Wenn man Hobbyschneider fragt, warum sie mit dem Nähen angefangen haben, dann hört man ganz oft den Wunsch nach perfekt passender Kleidung, die man im Laden nicht finden kann. Da fertige Schnittmuster aber nur den gleichen Umfang an standardisierten Konfektionsgrößen anbieten, wie die Mode von der Stange, wird man hier zwangsläufig das gleiche Problem haben. Zumindest bis man weiß, wie man das Schnittmuster auf den eigenen Körper und seine Besonderheiten anpassen kann. Denn ein Schnittmuster anpassen zu müssen ist eher die Regel als die Ausnahme!
Viele Nähanfänger trauen sich jedoch nicht Änderungen am Schnittmuster vorzunehmen und wenn das fertige Teil dann nicht perfekt sitzt, ist abwechselnd der eigene Körper oder das Schnittmuster daran schuld. Dabei ist es völlig normal, dass man ein Schnittmuster anpassen muss. Besonders leicht gelingt die Anpassung bei einem Grundschnitt, da dieser sehr figurbetont sitzt und nur die Elemente enthält, die man für die Anpassung eines zweidimensionalen Schnitts an den dreidimensionalen Körper benötigt. So kann man die Passform besonders gut erkennen und mit wenigen Änderungen perfekt an den eigenen Körper anpassen. Im Folgenden zeige ich dir die häufigsten Anpassungen, die man bei einem Rockgrundschnitt vornehmen muss. Diese lassen sich aber auch auf andere Rockschnitte übertragen.
Du hast grundsätzlich zwei Möglichkeiten ein Schnittmuster auf seine Passform zu überprüfen und anzupassen.
- Du misst dich aus und vergleichst die Maße mit der Körpermaßtabelle und änderst den Papierschnitt noch bevor du dein Probemodell zu schneidest.
- Du nähst ein Probemodell aus einem günstigen Stoff, wie Nessel, und nimmst die Änderungen am Probemodell vor. Diese Änderungen überträgst du anschließend auf deinen Papierschnitt.
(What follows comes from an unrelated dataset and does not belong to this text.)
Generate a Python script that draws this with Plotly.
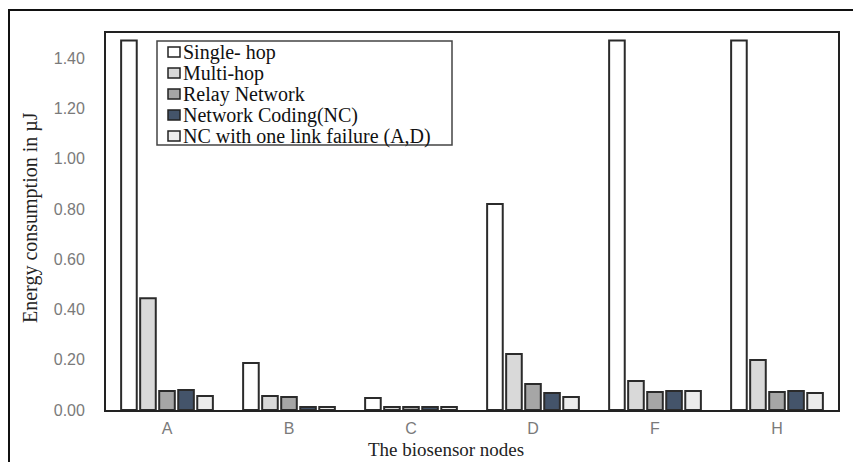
import plotly.graph_objects as go

nodes = ["A", "B", "C", "D", "F", "H"]
single_hop = [1.47, 0.187, 0.048, 0.82, 1.47, 1.47]
multi_hop = [0.445, 0.056, 0.012, 0.223, 0.115, 0.199]
relay = [0.076, 0.052, 0.012, 0.103, 0.072, 0.072]
nc = [0.080, 0.012, 0.012, 0.068, 0.076, 0.076]
nc_fail = [0.056, 0.012, 0.012, 0.052, 0.076, 0.068]

series_names = ["Single- hop", "Multi-hop", "Relay Network",
                "Network Coding(NC)", "NC with one link failure (A,D)"]
series_values = [single_hop, multi_hop, relay, nc, nc_fail]
series_colors = ["#ffffff", "#d9d9d9", "#a6a6a6", "#44546a", "#ececec"]

y_ticks = [0, 0.2, 0.4, 0.6, 0.8, 1.0, 1.2, 1.4]
y_tick_text = ["0.00", "0.20", "0.40", "0.60", "0.80", "1.00", "1.20", "1.40"]

serif = "Liberation Serif, Times New Roman, serif"
sans = "Liberation Sans, Arial, sans-serif"
outline = "#2b2b2b"

fig = go.Figure()
for name, vals, col in zip(series_names, series_values, series_colors):
    fig.add_trace(go.Bar(
        x=nodes, y=vals, name=name,
        marker=dict(color=col, line=dict(color=outline, width=2)),
    ))

# plot-area geometry in pixels (for placing the legend box in paper coords)
W, H = 853, 462
ML, MR, MT, MB = 106, 15, 33, 52
PW, PH = W - ML - MR, H - MT - MB


def px(xp):
    return (xp - ML) / PW


def py(yp):
    return (H - MB - yp) / PH


shapes = [
    # outer figure frame
    dict(type="rect", xref="paper", yref="paper",
         x0=px(9), y0=py(470), x1=px(870), y1=py(10),
         line=dict(color="#111111", width=2), layer="below"),
    # legend box
    dict(type="rect", xref="paper", yref="paper",
         x0=px(157), y0=py(145), x1=px(452), y1=py(41),
         line=dict(color="#444444", width=1.5), fillcolor="white", layer="above"),
]
annotations = [
    dict(text="Energy consumption in µJ", xref="paper", yref="paper",
         x=px(30), y=py(218), xanchor="center", yanchor="middle",
         textangle=-90, showarrow=False,
         font=dict(family=serif, size=20, color="#222222")),
    dict(text="The biosensor nodes", xref="paper", yref="paper",
         x=px(446), y=py(449), xanchor="center", yanchor="middle",
         showarrow=False, borderpad=0,
         font=dict(family=serif, size=19, color="#222222")),
]
row_y = [52, 73, 94, 115, 136]
for name, col, ry in zip(series_names, series_colors, row_y):
    shapes.append(dict(type="rect", xref="paper", yref="paper",
                       x0=px(168), x1=px(180), y0=py(ry + 5), y1=py(ry - 5),
                       line=dict(color="#222222", width=1.5), fillcolor=col,
                       layer="above"))
    annotations.append(dict(text=name, xref="paper", yref="paper",
                            x=px(182), y=py(ry), xanchor="left", yanchor="middle",
                            showarrow=False, borderpad=0,
                            font=dict(family=serif, size=20, color="#111111")))

fig.update_layout(
    width=W, height=H,
    margin=dict(l=ML, r=MR, t=MT, b=MB),
    paper_bgcolor="white", plot_bgcolor="white",
    barmode="group", bargap=0.22, bargroupgap=0.18,
    showlegend=False,
    xaxis=dict(
        showgrid=False, showline=True, linecolor="#222222", linewidth=1.8,
        mirror=True, ticks="", ticklabelstandoff=3,
        tickfont=dict(family=sans, size=16, color="#7a7a7a"),
    ),
    yaxis=dict(
        range=[0, 1.5], showgrid=False, zeroline=False,
        showline=True, linecolor="#222222", linewidth=1.8, mirror=True,
        tickvals=y_ticks, ticktext=y_tick_text, ticks="",
        ticklabelstandoff=16,
        tickfont=dict(family=sans, size=16, color="#7a7a7a"),
    ),
    annotations=annotations,
    shapes=shapes,
)

fig.write_html("out.html", config={"displayModeBar": False},
               post_script="document.body.style.margin='0';")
Natürlich ist auch eine Kombination der beiden Varianten möglich. Bei beiden Varianten würde ich aber im Anschluss noch ein Probemodell nähen, um die Änderungen zu überprüfen.
Die richtige Größe finden
Der erste Schritt für einen gut passenden Grundschnitt ist natürlich die Wahl der richtigen Größe. Für die Bestimmung der richtigen Größe braucht ihr bei einem Rockgrundschnitt die Maße eurer Taille und eurer Hüfte.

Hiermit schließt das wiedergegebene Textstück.